ヴィゴツキーの内言論

思考と言語 新訳版
柴田義松 訳
新読書社 2001
¥3500
ヴィゴツキーは、旧ソヴィエトの児童心理学、教育学者です。この人は、天才です。2つの大学を同時に卒業して、高校の教師をちょっとやった後、27歳でソヴィエトの心理学会に登場し、翌年には中心的存在になりました。そして、38歳でなくなりました。
 
 子供の発達心理学では、「20世紀心理学の巨人」と呼ばれるスイスのピアジェがいます。

 ピアジェは観察に基づく、児童発達学を作り上げました。

 ピアジェは、子どもには、「自己中心的な言葉」を発する時期があることに気づきました。

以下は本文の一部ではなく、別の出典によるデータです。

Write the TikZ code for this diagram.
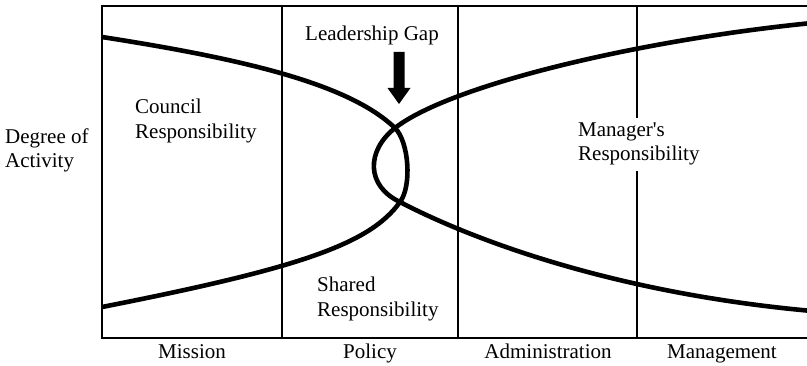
\documentclass[tikz,border=0pt]{standalone}
\usepackage{fontspec}
\setmainfont{Liberation Serif}
\begin{document}
\begin{tikzpicture}[x=1pt,y=-1pt,
  lbl/.style={font=\fontsize{21}{24}\selectfont, inner sep=0pt},
  curve/.style={line width=4.6pt},
  frame/.style={line width=2pt}]
\useasboundingbox (0,0) rectangle (807,366);
% frame and columns
\draw[frame] (812,6) -- (102,6) -- (102,338) -- (812,338);
\draw[frame] (282,6) -- (282,338);
\draw[frame] (458,6) -- (458,338);
\draw[frame] (637,6) -- (637,338);
% curves
\draw[curve] (102,37) .. controls (250,60) and (350,85) .. (395,128)
  .. controls (409,142) and (412,186) .. (400,202)
  .. controls (370,244) and (300,268) .. (102,307);
\draw[curve] (812,23) .. controls (640,40) and (450,85) .. (395,128)
  .. controls (366,151) and (366,186) .. (400,202)
  .. controls (438,222) and (580,290) .. (812,311);
% arrow
\fill (393.5,52) -- (404.5,52) -- (404.5,88) -- (410.5,88) -- (399,104) -- (387.5,88) -- (393.5,88) -- cycle;
% labels
\node[lbl, anchor=base] (gap) at (372,41) {Leadership Gap};
\node[lbl, anchor=base west] (c1) at (135,114) {Council};
\node[lbl, anchor=base west] (c2) at (135,139) {Responsibility};
\node[lbl, anchor=base west] (d1) at (5,144) {Degree of};
\node[lbl, anchor=base west] (d2) at (5,168) {Activity};
\node[lbl, anchor=base west, fill=white, inner ysep=5pt] (m1) at (578,137) {Manager\textquotesingle s};
\node[lbl, anchor=base west, fill=white, inner ysep=5pt] (m2) at (578,161) {Responsibility};
\node[lbl, anchor=base west] (s1) at (317,292) {Shared};
\node[lbl, anchor=base west] (s2) at (317,317) {Responsibility};
\node[lbl, anchor=base] (x1) at (192,359) {Mission};
\node[lbl, anchor=base] (x2) at (370,359) {Policy};
\node[lbl, anchor=base] (x3) at (548,359) {Administration};
\node[lbl, anchor=base] (x4) at (722,359) {Management};
\end{tikzpicture}
\end{document}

 「自己中心的な言葉」は、いわゆるジコチューとは違います。

 幼児に「お人形を貸して」と言うと、「お人形さんは『行きたくない』って言ってるの」と、貸してくれないことがあります。

 これが、「自己中心的な言葉」です。

 この幼児は、「お人形さんを貸さない」と自分の言葉を話しているのではありません。

 お人形さんの言葉を伝えているのです。

 この幼児には、自己と非自己の区別がありません。

 ですから、自分と大人、自分と人形の区別がありません。

 そこで自分と人形を同化して、人形の言葉を話します。自分を中心にした表現になるのです。

 これが幼児の自己中心的思考の混同心性です。

 いわゆるジコチューという、自己への利益優先型の人格とは違います

 わかりづらいですね。ピアジェ自身も、この「自己中心性 egocentric」という命名は、誤解を招いたと反省しています。